USC Price School of Public Policy

Alumni Spotlight: Timothy J. Collins

Tim Collins

Healthy Concern

by Phoebe Smith
from SPPD Community Connections, Winter 2005

Tim Collins learned a great deal about being a first-responder when he was just a teenager out of high school. As a lifeguard in Laguna Beach, he served on the frontlines of clinical care, rescuing beleaguered swimmers.

The summer job was his introduction to the healthcare industry.

“As a lifeguard, you’re the first responder and the first person to provide any kind of treatment,” he says. “But then I thought about the setting beyond, where people received more comprehensive care.”

At summer’s end, Collins was enrolled at USC and eventually earned a bachelor’s degree in business. To pursue his interests in both business and healthcare, he left a management training program at Pioneer Electronics and began work at SCAN Healthcare. After working in the healthcare industry for a period, he returned to USC to earn a master’s degree in health administration.

“I wanted to blend both business and the delivery of healthcare services,” says Collins.

Fortified with an SPPD education, Collins went to work for KPMG and later for Ernst & Young. In April 2003, he joined Providence Health System, a not-for-profit health organization, as regional executive director for supply chain management. In this capacity, he also serves as regional integrity officer and oversees compliance with the 2002 Sarbanes-Oxley Act.

Collins’s commitment to healthcare reaches beyond the boardroom and into the classroom. As a member of SPPD’s MHA advisory board and an adjunct faculty member, he has taught several courses in healthcare finance over the past three years-the same courses in which he was a student just a few years ago.
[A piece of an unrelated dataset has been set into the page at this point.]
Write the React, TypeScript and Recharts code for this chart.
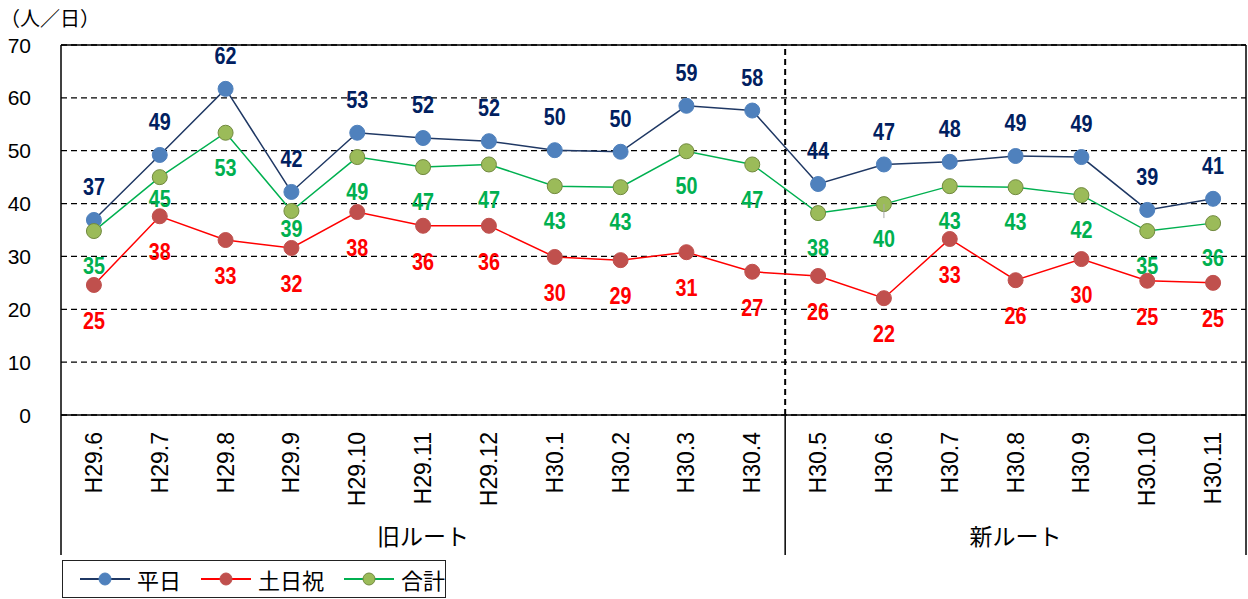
import { LineChart, Line, XAxis, YAxis, CartesianGrid, ReferenceLine, Legend, Label } from 'recharts';

const months = [
  'H29.6', 'H29.7', 'H29.8', 'H29.9', 'H29.10', 'H29.11', 'H29.12', 'H30.1', 'H30.2',
  'H30.3', 'H30.4', 'H30.5', 'H30.6', 'H30.7', 'H30.8', 'H30.9', 'H30.10', 'H30.11',
];
// 平日
const weekday = [36.9, 49.2, 61.7, 42.2, 53.4, 52.4, 51.8, 50.1, 49.8, 58.5, 57.6, 43.7, 47.4, 47.9, 49.0, 48.8, 38.8, 40.9];
// 土日祝
const holiday = [24.6, 37.6, 33.1, 31.6, 38.4, 35.8, 35.8, 29.9, 29.3, 30.8, 27.1, 26.3, 22.1, 33.3, 25.5, 29.5, 25.4, 25.0];
// 合計
const total = [34.8, 45.0, 53.4, 38.6, 48.8, 46.9, 47.4, 43.3, 43.1, 49.9, 47.4, 38.2, 39.9, 43.3, 43.1, 41.6, 34.8, 36.3];

const routeGroups = [
  { name: '旧ルート', first: 0, last: 10 },
  { name: '新ルート', first: 11, last: 17 },
];
const yTicks = [0, 10, 20, 30, 40, 50, 60, 70];

const W = 1248;
const H = 599;
const PLOT_LEFT = 61;
const PLOT_RIGHT = 1246;
const PLOT_BOTTOM = 415;
const GROUP_BOTTOM = 555;
const BAND = (PLOT_RIGHT - PLOT_LEFT) / months.length;

const NUM_FONT = '"Liberation Sans", Arial, sans-serif';
const JP_FONT = '"Noto Sans CJK JP", "Noto Sans", sans-serif';
const LABEL_FONT = '"Liberation Sans", Arial, sans-serif';

const series = [
  { key: 'weekday', name: '平日', line: '#1F3864', dot: '#4F81BD', dotStroke: '#4F81BD', text: '#002060' },
  { key: 'holiday', name: '土日祝', line: '#FF0000', dot: '#C0504D', dotStroke: '#C0504D', text: '#FF0000' },
  { key: 'total', name: '合計', line: '#00B050', dot: '#9BBB59', dotStroke: '#71893F', text: '#00B050' },
];

const data = months.map((m, i) => ({
  i,
  month: m,
  weekday: weekday[i],
  holiday: holiday[i],
  total: total[i],
}));

const MonthTick = (props: any) => {
  const { x, payload } = props;
  const i = payload.value as number;
  const ty = PLOT_BOTTOM + 17;
  const parts: any[] = [];
  parts.push(
    <text
      key="t"
      x={x}
      y={ty}
      transform={`rotate(-90, ${x}, ${ty})`}
      textAnchor="end"
      dominantBaseline="central"
      fill="#000"
      style={{ fontFamily: NUM_FONT, fontSize: 23 }}
    >
      {months[i]}
    </text>
  );
  if (i === 0) {
    parts.push(<line key="l0" x1={x - BAND / 2} x2={x - BAND / 2} y1={PLOT_BOTTOM} y2={GROUP_BOTTOM} stroke="#000" strokeWidth={1.5} />);
  }
  routeGroups.forEach((g, gi) => {
    if (g.last === i) {
      parts.push(<line key={`b${gi}`} x1={x + BAND / 2} x2={x + BAND / 2} y1={PLOT_BOTTOM} y2={GROUP_BOTTOM} stroke="#000" strokeWidth={1.5} />);
    }
    const mid = (g.first + g.last) / 2;
    if (Math.floor(mid) === i) {
      parts.push(
        <text
          key={`g${gi}`}
          x={x + (mid - i) * BAND}
          y={GROUP_BOTTOM - 20}
          textAnchor="middle"
          dominantBaseline="central"
          fill="#000"
          style={{ fontFamily: JP_FONT, fontSize: 23 }}
        >
          {g.name}
        </text>
      );
    }
  });
  return <g>{parts}</g>;
};

const ValueTick = (props: any) => {
  const { y, payload } = props;
  return (
    <text x={31} y={y} textAnchor="end" dominantBaseline="central" fill="#000" style={{ fontFamily: NUM_FONT, fontSize: 21 }}>
      {payload.value}
    </text>
  );
};

const makeLabel = (color: string, offset: number, overrides: Record<number, number> = {}, leaders: number[] = []) =>
  (props: any) => {
    const x = props.x ?? props.viewBox?.x;
    const y = props.y ?? props.viewBox?.y;
    const { value, index } = props;
    const dy = overrides[index] ?? offset;
    return (
      <g key={`lbl-${color}-${index}`}>
        {leaders.includes(index) && <line x1={x} x2={x} y1={y} y2={y + 14} stroke="#A6A6A6" strokeWidth={1} />}
        <text
          x={0}
          y={0}
          transform={`translate(${x}, ${y + dy}) scale(0.86, 1.05)`}
          textAnchor="middle"
          dominantBaseline="central"
          fill={color}
          style={{ fontFamily: LABEL_FONT, fontSize: 23, fontWeight: 700 }}
        >
          {Math.round(value)}
        </text>
      </g>
    );
  };

const labelRenderers: Record<string, any> = {
  weekday: makeLabel('#002060', -33),
  holiday: makeLabel('#FF0000', 36),
  total: makeLabel('#00B050', 35, { 1: 22, 3: 18 }, [12]),
};

const renderLegend = () => (
  <div
    style={{
      boxSizing: 'border-box',
      width: 384,
      height: 38,
      border: '1.5px solid #222',
      display: 'flex',
      alignItems: 'center',
      paddingLeft: 17,
      background: '#fff',
      whiteSpace: 'nowrap',
    }}
  >
    {series.map((s) => (
      <div key={s.key} style={{ display: 'flex', alignItems: 'center', marginRight: 20, flexShrink: 0 }}>
        <svg width={50} height={16} style={{ marginRight: 7, flexShrink: 0 }}>
          <line x1={0} x2={50} y1={8} y2={8} stroke={s.line} strokeWidth={2} />
          <circle cx={25} cy={8} r={6} fill={s.dot} stroke={s.dotStroke} strokeWidth={1} />
        </svg>
        <span style={{ fontFamily: JP_FONT, fontSize: 22, color: '#000', lineHeight: 1, whiteSpace: 'nowrap' }}>{s.name}</span>
      </div>
    ))}
  </div>
);

const App = () => {
  return (
    <div style={{ position: 'absolute', left: 0, top: 0, width: W, height: H, background: '#fff' }}>
      <LineChart width={W} height={H} data={data} margin={{ top: 45, right: W - PLOT_RIGHT, bottom: 44, left: 0 }}>
        <CartesianGrid horizontal vertical={false} stroke="#000" strokeWidth={1.3} strokeDasharray="6 4" />
        <XAxis
          dataKey="i"
          type="number"
          domain={[-0.5, months.length - 0.5]}
          ticks={months.map((_, i) => i)}
          interval={0}
          height={140}
          axisLine={false}
          tickLine={false}
          tick={<MonthTick />}
        />
        <YAxis
          type="number"
          domain={[0, 70]}
          ticks={yTicks}
          interval={0}
          width={PLOT_LEFT}
          axisLine={false}
          tickLine={false}
          tick={<ValueTick />}
        >
          <Label
            content={() => (
              <text x={0} y={17} dominantBaseline="central" fill="#000" style={{ fontFamily: JP_FONT, fontSize: 20 }}>
                （人／日）
              </text>
            )}
          />
        </YAxis>
        <ReferenceLine x={10.5} stroke="#000" strokeWidth={2} strokeDasharray="6 4" />
        <ReferenceLine y={70} stroke="#000" strokeWidth={1.5} />
        <ReferenceLine y={0} stroke="#000" strokeWidth={1.5} />
        <ReferenceLine x={-0.5} stroke="#000" strokeWidth={1.5} />
        <ReferenceLine x={months.length - 0.5} stroke="#000" strokeWidth={1.5} />
        {series.map((s) => (
          <Line
            key={s.key}
            type="linear"
            dataKey={s.key}
            name={s.name}
            stroke={s.line}
            strokeWidth={1.5}
            dot={{ r: 7.5, fill: s.dot, stroke: s.dotStroke, strokeWidth: 1 }}
            activeDot={false}
            isAnimationActive={false}
            label={labelRenderers[s.key]}
          />
        ))}
        <Legend
          layout="horizontal"
          verticalAlign="middle"
          align="center"
          content={renderLegend}
          wrapperStyle={{ left: 62, top: 560, width: 384, height: 38 }}
        />
      </LineChart>
    </div>
  );
};

export default App;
Of all his teaching activities, he says he especially enjoys leading students through case study and group projects. For these projects, students work one-on-one with industry practitioners, most of whom are healthcare executives. Each student then presents his or her work to a board that comprises all of these industry practitioners, who in turn provide students with invaluable feedback.

“These projects are important because they give students exposure at the executive level to healthcare’s biggest issues,” says Collins. “Students also learn how to present in front of peers and in front of executives.”
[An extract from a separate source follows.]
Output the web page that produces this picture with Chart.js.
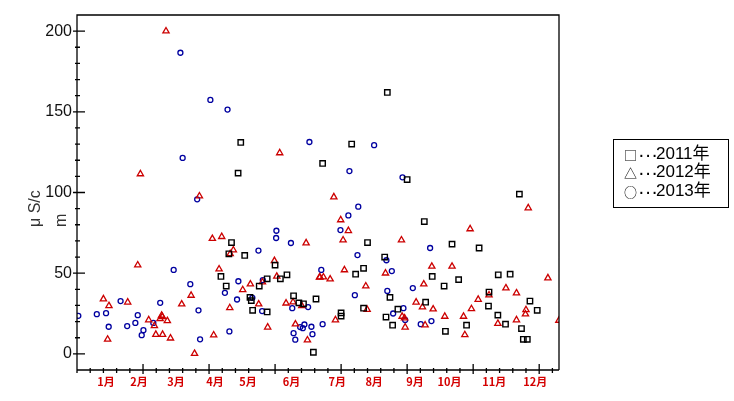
<!DOCTYPE html>
<html>
<head>
<meta charset="utf-8">
<script src="https://cdn.jsdelivr.net/npm/chart.js@4.4.1/dist/chart.umd.min.js"></script>
<style>
  html, body { margin: 0; padding: 0; background: #fff; }
  #wrap { width: 734px; height: 401px; }
</style>
</head>
<body>
<div id="wrap"><canvas id="chart" width="734" height="401"></canvas></div>
<script>
// x = day of year, y = μS/cm
const data2011 = [
  [122, 112], [124, 131], [235, 162], [208, 130], [186, 118], [250, 108], [335, 99],
  [263, 82], [117, 69], [115, 62], [127, 61], [109, 48], [113, 42], [131, 35],
  [132, 33], [133, 27], [144, 26], [138, 42], [144, 46.5], [150, 55], [154, 46.5],
  [159, 49], [164, 36], [168, 31.6], [171.5, 31], [181, 34], [179, 1], [220, 69],
  [284, 68], [304.5, 65.6], [233, 60], [217, 53], [211, 49.4], [269, 48], [289, 46],
  [319, 49], [328, 49.4], [278, 42], [312, 38.3], [237, 35], [264, 32], [343, 32.7],
  [311.6, 29.6], [348.5, 27], [217, 28.3], [243, 27.7], [234, 22.8], [200, 25.4],
  [200, 23.4], [318.7, 24], [324.5, 18.4], [239, 17.8], [295, 17.8], [336.6, 15.7],
  [338, 9], [341, 9], [279, 14]
];
const data2012 = [
  [67.4, 200], [153.5, 124.5], [48, 111.5], [92.7, 97.8], [46, 55], [102.5, 71.4],
  [109.6, 72.6], [116, 62], [118.4, 64.3], [107.6, 52.5], [125.5, 39.7], [131.3, 43.2],
  [137.6, 30.8], [140.4, 44.5], [149.5, 57.7], [173.5, 68.7], [151.3, 48], [183.6, 47.4],
  [158.3, 31.4], [163.6, 32.1], [170.2, 29.8], [165.4, 18.4], [174.5, 8.5], [20, 34],
  [24.2, 29.8], [23.2, 9], [38.4, 32], [54.3, 21], [58.6, 17.4], [64.1, 23.8],
  [64.6, 23], [62.9, 21.7], [68.4, 20.5], [59.7, 12], [64.8, 12], [70.8, 9.7],
  [79.3, 30.8], [86.4, 36.2], [89, 0.2], [103.5, 11.6], [115.7, 28.5], [144.4, 16.5],
  [194.5, 97.2], [341.7, 90.4], [199.7, 83], [205.5, 76.3], [297.7, 77.4], [201.5, 70.5],
  [245.7, 70.5], [268.7, 54.2], [284, 54.2], [202.5, 52], [233.6, 50], [356.6, 47],
  [184, 47.6], [186.6, 47.6], [191.7, 46.3], [218.7, 42], [262.6, 43.2], [324.8, 40.8],
  [332.8, 37.7], [312, 36.4], [256.8, 32], [303.8, 33.7], [261.6, 29], [269.7, 27.7],
  [298.7, 27.9], [340, 27.3], [339.6, 24.6], [219.7, 27.5], [246.2, 23.2], [248, 22.2],
  [195.7, 21], [278.5, 23.2], [292.7, 23.2], [332.8, 21], [318.7, 18.8], [364.9, 20.7],
  [263.6, 17.8], [248.5, 16.5], [293.7, 11.8]
];
const data2013 = [
  [78.3, 186.6], [101, 157.4], [114, 151.4], [176, 131.3], [80, 121.4], [225, 129.3],
  [206.3, 113.3], [246.5, 109.4], [91, 95.8], [73.2, 52], [137.4, 64], [112, 37.8],
  [122.2, 45], [121.2, 33.7], [132.8, 34.7], [140.2, 26.5], [140.7, 45.7], [150.8, 71.8],
  [151, 76.3], [162, 68.7], [185, 52], [175, 29], [163, 28.3], [169, 16.6], [172.2, 18.2],
  [171, 15.9], [177.5, 16.8], [178.3, 12.2], [164, 12.8], [165.3, 8.8], [1, 23.6],
  [15, 24.6], [22, 25.2], [24, 16.8], [33, 32.7], [38, 17.2], [44.2, 19.2], [46, 24],
  [49, 11.6], [50.3, 14.7], [57.8, 19.2], [63, 31.6], [85.8, 43.2], [92, 27], [93.2, 9],
  [115.4, 13.9], [213, 91.2], [205.5, 85.8], [199.5, 76.7], [267.4, 65.6], [212.4, 61.2],
  [234.3, 58], [238.4, 51.3], [254.3, 40.8], [210.4, 36.4], [235, 39], [247.2, 28.3],
  [239.4, 25], [248.5, 21], [260.3, 18.4], [268.4, 20.3], [186, 18.4]
];

const monthLabels = ['1月', '2月', '3月', '4月', '5月', '6月', '7月', '8月', '9月', '10月', '11月', '12月'];
const monthDays = [22, 47, 75, 104.5, 129.5, 162.5, 197, 225, 256, 282, 316, 347];
const yTicks = [0, 50, 100, 150, 200];
const legendSymbols = ['□', '△', '○'];

const toXY = arr => arr.map(([x, y]) => ({ x, y }));

const axesPlugin = {
  id: 'axesPlugin',
  afterDraw(chart) {
    const { ctx, chartArea: a, scales: { x, y } } = chart;
    ctx.save();
    ctx.strokeStyle = '#000';
    ctx.lineWidth = 1.3;
    ctx.beginPath();
    // frame
    ctx.moveTo(a.left, a.bottom + 3);
    ctx.lineTo(a.left, a.top);
    ctx.lineTo(a.right, a.top);
    ctx.lineTo(a.right, a.bottom);
    ctx.moveTo(a.left, a.bottom);
    ctx.lineTo(a.right, a.bottom);
    // x ticks
    for (let v = 10; v <= 360; v += 10) {
      const px = x.getPixelForValue(v);
      const major = v % 50 === 0;
      ctx.moveTo(px, a.bottom - (major ? 6 : 2));
      ctx.lineTo(px, a.bottom + (major ? 4 : 3));
    }
    // y ticks
    for (let v = 0; v <= 200; v += 10) {
      const py = y.getPixelForValue(v);
      const major = v % 50 === 0;
      ctx.moveTo(a.left - (major ? 4 : 2), py);
      ctx.lineTo(a.left + (major ? 8 : 3), py);
    }
    ctx.stroke();

    // y axis title
    ctx.fillStyle = '#333';
    ctx.font = "16px 'Liberation Sans', Arial, sans-serif";
    ctx.textAlign = 'left';
    ctx.textBaseline = 'middle';
    ctx.translate(36, 227);
    ctx.rotate(-Math.PI / 2);
    ctx.fillText('μ S/c', 0, 0);
    ctx.fillText('m', 0, 26);
    ctx.restore();

    // legend
    ctx.save();
    ctx.strokeStyle = '#000';
    ctx.lineWidth = 1;
    ctx.strokeRect(613.5, 139.5, 115, 68);
    ctx.fillStyle = '#000';
    ctx.textAlign = 'left';
    ctx.textBaseline = 'middle';
    chart.data.datasets.forEach((ds, i) => {
      const ly = 154 + i * 18.5;
      ctx.font = "13px 'Noto Sans CJK JP', sans-serif";
      ctx.fillText(legendSymbols[i], 624, ly + 1);
      ctx.font = "20px 'Liberation Sans', sans-serif";
      ctx.fillText('···', 638, ly + 1);
      ctx.font = "17px 'Liberation Sans', 'Noto Sans CJK JP', sans-serif";
      ctx.fillText(ds.label, 656, ly);
    });
    ctx.restore();
  }
};

new Chart(document.getElementById('chart'), {
  type: 'scatter',
  data: {
    datasets: [
      {
        label: '2011年',
        data: toXY(data2011),
        pointStyle: 'rect',
        pointRadius: 3.8,
        borderColor: '#000000',
        backgroundColor: 'rgba(0,0,0,0)',
        borderWidth: 1.4,
      },
      {
        label: '2012年',
        data: toXY(data2012),
        pointStyle: 'triangle',
        pointRadius: 3.6,
        borderColor: '#cc0000',
        backgroundColor: 'rgba(0,0,0,0)',
        borderWidth: 1.3,
      },
      {
        label: '2013年',
        data: toXY(data2013),
        pointStyle: 'circle',
        pointRadius: 2.5,
        borderColor: '#0000a0',
        backgroundColor: 'rgba(0,0,0,0)',
        borderWidth: 1.3,
      },
    ],
  },
  options: {
    responsive: false,
    animation: false,
    layout: { padding: { left: 0, top: 15, right: 175, bottom: 0 } },
    plugins: {
      legend: { display: false },
      tooltip: { enabled: false },
    },
    scales: {
      x: {
        type: 'linear',
        min: 0,
        max: 365,
        afterBuildTicks: s => { s.ticks = monthDays.map(v => ({ value: v })); },
        afterFit: s => { s.height = 31; },
        ticks: {
          callback: (v, i) => monthLabels[i],
          color: '#d40000',
          font: { size: 11, weight: 'bold', family: "'Noto Sans CJK SC', sans-serif" },
          autoSkip: false,
          maxRotation: 0,
          padding: 5,
        },
        grid: { display: false, drawTicks: false },
        border: { display: false },
      },
      y: {
        type: 'linear',
        min: -10,
        max: 210,
        afterBuildTicks: s => { s.ticks = yTicks.map(v => ({ value: v })); },
        afterFit: s => { s.width = 77; },
        ticks: {
          color: '#111',
          font: { size: 16, family: "'Liberation Sans', Arial, sans-serif" },
          padding: 5,
        },
        grid: { display: false, drawTicks: false },
        border: { display: false },
      },
    },
  },
  plugins: [axesPlugin],
});
</script>
</body>
</html>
Collins believes that it is SPPD’s emphasis on the management aspects of healthcare that will give its new Executive MHA program the edge over similar programs.
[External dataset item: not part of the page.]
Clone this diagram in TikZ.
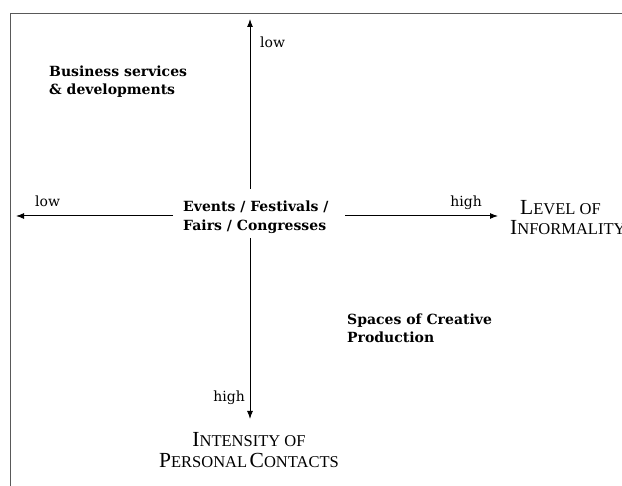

“The new Executive MHA builds on a comprehensive, management-focused healthcare administrative program versus one that is more epidemiology based,” he says. “It offers a combination of tailored electives and flexible intensives that are taught by subject-matter professionals, who also serve as contacts in the industry.”

Collins has found that working in healthcare management is personally gratifying as well. His current employer, Providence Health System, is a Catholic network that serves communities in four Western states.

“Working within Catholic healthcare is important to me,” he says. “The ministries that we cover work to ensure a safety net for the poor and vulnerable. Through Providence, I’m able to give back to the Catholic communities it serves.”

Collins also gives back to his alma mater as a member of the SPPD Alumni Association Board’s executive committee.

“I’m excited that the school is investing in an alumni association that is multidisciplinary and that integrates all of our programs,” he says. “The association builds upon the efforts of each program to stay connected to its alumni long after graduation.”

In addition to being an SPPD alumnus and teacher, Collins has a familial connection to the school. His father, Tom Collins, is an adjunct faculty member of the school and also a graduate of USC.

“I have never met a more well-rounded leader, nor one who is a better role model,” says Collins of his father.

“He is a teacher and a coach at heart, and always will be,” he says. “He’s a humble man who wants to be in the background while he watches others succeed. He is a leader in the true sense of the word.”

Qualities, it appears, that have manifested in the younger Collins as well.